Он подозвал своих подчинённых, патрулировавших соседнюю улицу, и передал им задержанных грабителей. Затем, к удивлению Крида, предложил проводить его до дома.
— Александрия не всегда дружелюбна к иностранцам после заката, — пояснил он. — Даже к тем, кто умеет за себя постоять.
По дороге они разговорились. Баркук оказался необычным мамелюком — образованным, любознательным, не разделявшим общей неприязни к европейцам. Как выяснилось, он был захвачен в плен ребёнком на Кавказе, где его семья принадлежала к христианам-несторианцам.

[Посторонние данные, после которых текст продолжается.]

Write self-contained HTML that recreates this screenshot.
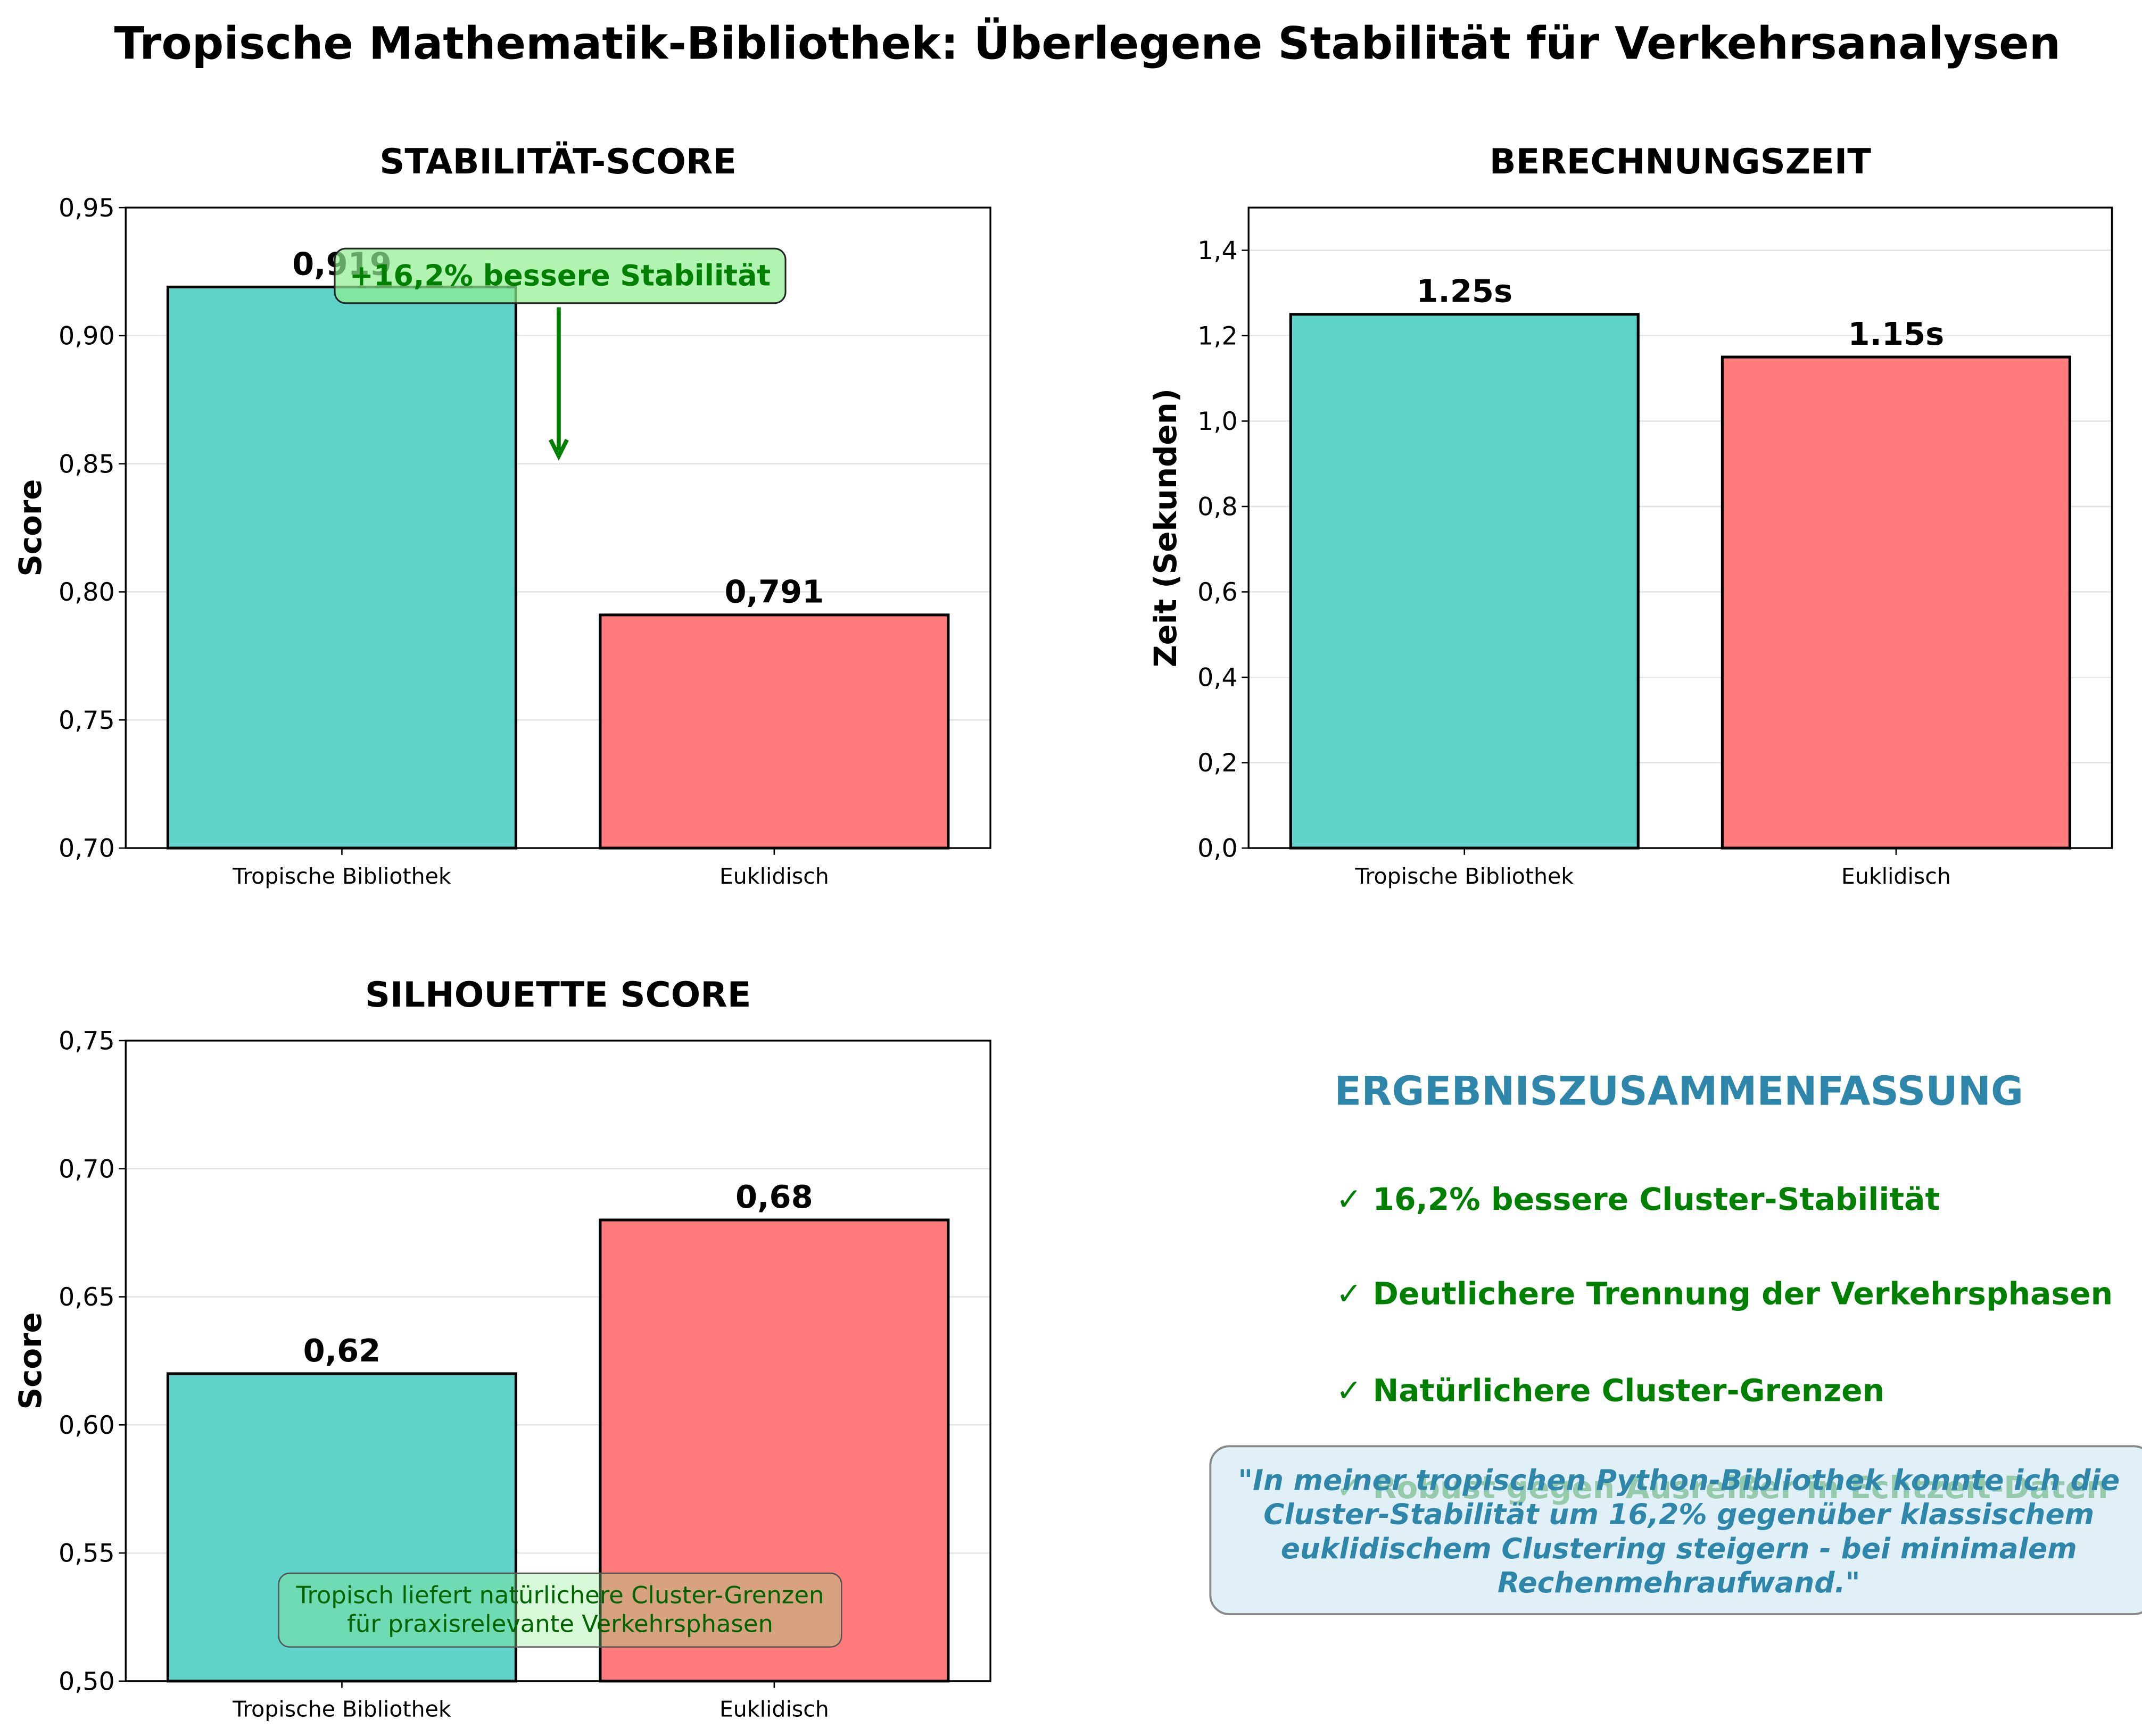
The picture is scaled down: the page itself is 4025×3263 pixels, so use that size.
<!DOCTYPE html>
<html><head><meta charset="utf-8"><style>
html,body{margin:0;padding:0;background:#fff;}
svg{display:block;font-family:"DejaVu Sans","Liberation Sans",sans-serif;}
</style></head><body>
<svg id="chart" width="4025" height="3263" viewBox="0 0 1568 1271.2" xmlns="http://www.w3.org/2000/svg">
<rect width="1568" height="1272" fill="#fff"/>
<text x="796" y="43" text-anchor="middle" font-size="32.5" font-weight="bold">Tropische Mathematik-Bibliothek: Überlegene Stabilität für Verkehrsanalysen</text>
<g id="p1"></g><g id="p2"></g><g id="p3"></g>
<g id="summary">
<text x="1229" y="809" text-anchor="middle" font-size="29" font-weight="bold" fill="#2e86ab">ERGEBNISZUSAMMENFASSUNG</text>
<text x="978" y="886" font-size="22.7" font-weight="bold" fill="#008000">✓ 16,2% bessere Cluster-Stabilität</text>
<text x="978" y="955" font-size="22.7" font-weight="bold" fill="#008000">✓ Deutlichere Trennung der Verkehrsphasen</text>
<text x="978" y="1026" font-size="22.7" font-weight="bold" fill="#008000">✓ Natürlichere Cluster-Grenzen</text>
<text x="978" y="1097" font-size="22.7" font-weight="bold" fill="#008000">✓ Robust gegen Ausreißer in Echtzeit-Daten</text>
<rect x="886" y="1059" width="690" height="123" rx="14" fill="#d4e9f3" fill-opacity="0.7" stroke="#888" stroke-width="1.5"/>
<g font-size="20.8" font-weight="bold" font-style="italic" fill="#2e86ab" text-anchor="middle">
<text x="1229" y="1091">"In meiner tropischen Python-Bibliothek konnte ich die</text>
<text x="1229" y="1116">Cluster-Stabilität um 16,2% gegenüber klassischem</text>
<text x="1229" y="1141">euklidischem Clustering steigern - bei minimalem</text>
<text x="1229" y="1166">Rechenmehraufwand."</text>
</g>
</g>
</svg>
<script>
const categories = ["Tropische Bibliothek", "Euklidisch"];
const stabilityValues = [0.919, 0.791];
const stabilityLabels = ["0,919", "0,791"];
const timeValues = [1.25, 1.15];
const timeLabels = ["1.25s", "1.15s"];
const silhouetteValues = [0.62, 0.68];
const silhouetteLabels = ["0,62", "0,68"];
const stabilityTicks = [0.70, 0.75, 0.80, 0.85, 0.90, 0.95];
const timeTicks = [0, 0.2, 0.4, 0.6, 0.8, 1.0, 1.2, 1.4];
const silhouetteTicks = [0.50, 0.55, 0.60, 0.65, 0.70, 0.75];
const colors = ["#4ecdc4", "#ff6b6b"];
const NS = "http://www.w3.org/2000/svg";
function mk(parent, tag, attrs, text) {
  const e = document.createElementNS(NS, tag);
  for (const k in attrs) e.setAttribute(k, attrs[k]);
  if (text !== undefined) e.textContent = text;
  parent.appendChild(e);
  return e;
}
function fmt(v, d) { return v.toFixed(d).replace('.', ','); }
function panel(gid, box, ymin, ymax, ticks, tdec, vals, labels, title, ylabel, key) {
  const g = document.getElementById(gid);
  
  
  const {x0, x1, y0, y1} = box;
  const sy = v => y1 - (v - ymin) / (ymax - ymin) * (y1 - y0);
  const sx = i => x0 + (i + 0.5) / 2 * (x1 - x0);
  const bw = 0.805 * (x1 - x0) / 2;
  for (const t of ticks) {
    const gl = mk(g, 'line', {x1: x0, x2: x1, y1: sy(t), y2: sy(t), stroke: '#e3e3e3', 'stroke-width': 1});
    
    
    const tk = mk(g, 'line', {x1: x0 - 5, x2: x0, y1: sy(t), y2: sy(t), stroke: '#000', 'stroke-width': 1});
    
    
    const tl = mk(g, 'text', {x: x0 - 8, y: sy(t) + 6.5, 'text-anchor': 'end', 'font-size': 18.5}, fmt(t, tdec));
    
    
  }
  vals.forEach((v, i) => {
    const top = sy(v);
    const b = mk(g, 'rect', {x: sx(i) - bw / 2, y: top, width: bw, height: y1 - top, fill: colors[i], 'fill-opacity': 0.9, stroke: '#000', 'stroke-width': 2});
    
    
    const l = mk(g, 'text', {x: sx(i), y: top - 9, 'text-anchor': 'middle', 'font-size': 23, 'font-weight': 'bold'}, labels[i]);
    
    
    const tk = mk(g, 'line', {x1: sx(i), x2: sx(i), y1: y1, y2: y1 + 5, stroke: '#000', 'stroke-width': 1});
    
    
    const xl = mk(g, 'text', {x: sx(i), y: y1 + 26, 'text-anchor': 'middle', 'font-size': 16}, categories[i]);
    
    
  });
  const fr = mk(g, 'rect', {x: x0, y: y0, width: x1 - x0, height: y1 - y0, fill: 'none', stroke: '#000', 'stroke-width': 1.3});
  
  
  const t = mk(g, 'text', {x: (x0 + x1) / 2, y: y0 - 25, 'text-anchor': 'middle', 'font-size': 25.5, 'font-weight': 'bold'}, title);
  
  
  const yl = mk(g, 'text', {x: 0, y: 0, 'text-anchor': 'middle', 'font-size': 22.5, 'font-weight': 'bold', transform: `translate(${ylabel[1]},${(y0 + y1) / 2}) rotate(-90)`}, ylabel[0]);
  
  
  return {g, sx, sy};
}
const a = panel('p1', {x0: 92, x1: 725, y0: 152, y1: 621}, 0.70, 0.95, stabilityTicks, 2, stabilityValues, stabilityLabels, 'STABILITÄT-SCORE', ['Score', 30], 'stability');
const ann = mk(a.g, 'g', {});


mk(ann, 'line', {x1: 409, y1: 225, x2: 409, y2: 330, stroke: '#008000', 'stroke-width': 3});
mk(ann, 'path', {d: 'M403,322 L409,334 L415,322', fill: 'none', stroke: '#008000', 'stroke-width': 3});
mk(ann, 'rect', {x: 245, y: 182, width: 330, height: 40, rx: 8, fill: '#90ee90', 'fill-opacity': 0.7, stroke: '#222', 'stroke-width': 1.2});
mk(ann, 'text', {x: 410, y: 209, 'text-anchor': 'middle', 'font-size': 21, 'font-weight': 'bold', fill: '#008000'}, '+16,2% bessere Stabilität');
panel('p2', {x0: 914, x1: 1546, y0: 152, y1: 621}, 0, 1.5, timeTicks, 1, timeValues, timeLabels, 'BERECHNUNGSZEIT', ['Zeit (Sekunden)', 861], 'time');
const c = panel('p3', {x0: 92, x1: 725, y0: 762, y1: 1231}, 0.50, 0.75, silhouetteTicks, 2, silhouetteValues, silhouetteLabels, 'SILHOUETTE SCORE', ['Score', 30], 'silhouette');
const note = mk(c.g, 'g', {});


mk(note, 'rect', {x: 204, y: 1152, width: 412, height: 54, rx: 8, fill: '#90ee90', 'fill-opacity': 0.35, stroke: '#555', 'stroke-width': 1});
mk(note, 'text', {x: 410, y: 1174, 'text-anchor': 'middle', 'font-size': 17.5, fill: '#006400'}, 'Tropisch liefert natürlichere Cluster-Grenzen');
mk(note, 'text', {x: 410, y: 1195, 'text-anchor': 'middle', 'font-size': 17.5, fill: '#006400'}, 'für praxisrelevante Verkehrsphasen');
</script>
</body></html>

— У меня остались лишь обрывки воспоминаний о доме, — признался он, когда они уже подходили к дому Крида. — Запах дыма от очага, песни матери, деревянный крест над входом… — Он осёкся, словно сказал слишком много. — Впрочем, это всё в прошлом. Теперь я правоверный мусульманин и слуга государства, что дозволило нам остатья.
— Конечно, — кивнул Крид, не показывая, как заинтересовали его эти слова. — Но память о детстве — это сокровище, которое никто не может отнять.
На прощание Крид пригласил Баркука посетить его в любое время, если понадобится медицинская помощь или просто беседа. Мамелюк, поколебавшись, принял приглашение.
— Вы необычный франк, хаким Джироламо, — сказал он. — Возможно, я действительно навещу вас.
Эта встреча стала первой в серии контактов с мамелюками. Через Баркука, который стал регулярно посещать дом Крида — сначала под предлогом лечения старой раны, а затем просто для бесед, — кардинал познакомился и с другими воинами корпуса. Некоторые приходили из любопытства, другие — в поисках медицинской помощи, третьи — привлечённые рассказами о необычном враче, знающем множество языков и историй из разных стран.
Крид проявлял особую осторожность в разговорах с мамелюками. Никогда не критиковал ислам напрямую, не пытался проповедовать христианство открыто. Вместо этого он рассказывал истории — притчи, легенды и просто байки, в которых тонко проводил параллели между разными верованиями, подчёркивал общие моральные ценности, заставлял задуматься о противоречиях в любой догматической системе.
— Знаете, Баркук, — сказал он однажды, когда они сидели в саду его дома, — в моих путешествиях я заметил удивительную вещь: самые благородные люди есть в любой вере. И самые жестокие — тоже. Словно не религия определяет человека, а то, как он понимает и применяет её учение.
— Мудрое наблюдение, хаким, — кивнул мамелюк. — Я видел мусульман, позорящих имя Пророка своими действиями, и христиан, живущих более праведно, чем многие правоверные.
— Именно так, — Крид улыбнулся. — Возможно, истинная вера живёт в сердце человека, а не в словах, которые он произносит, или обрядах, которые он исполняет.
Такие разговоры постепенно подготавливали почву. Крид никогда не торопил события, позволяя сомнениям и вопросам появляться естественным образом.
Параллельно с индивидуальной работой Крид развивал и другое направление деятельности. В подвале своего дома, надёжно скрытом от посторонних глаз, он организовал нечто вроде тайной школы. Сюда приходили местные христиане — копты, греки, армяне, немногочисленные католики — жаждущие знаний, недоступных в официальных учебных заведениях. Крид обучал их не только основам медицины, но и философии, истории, языкам.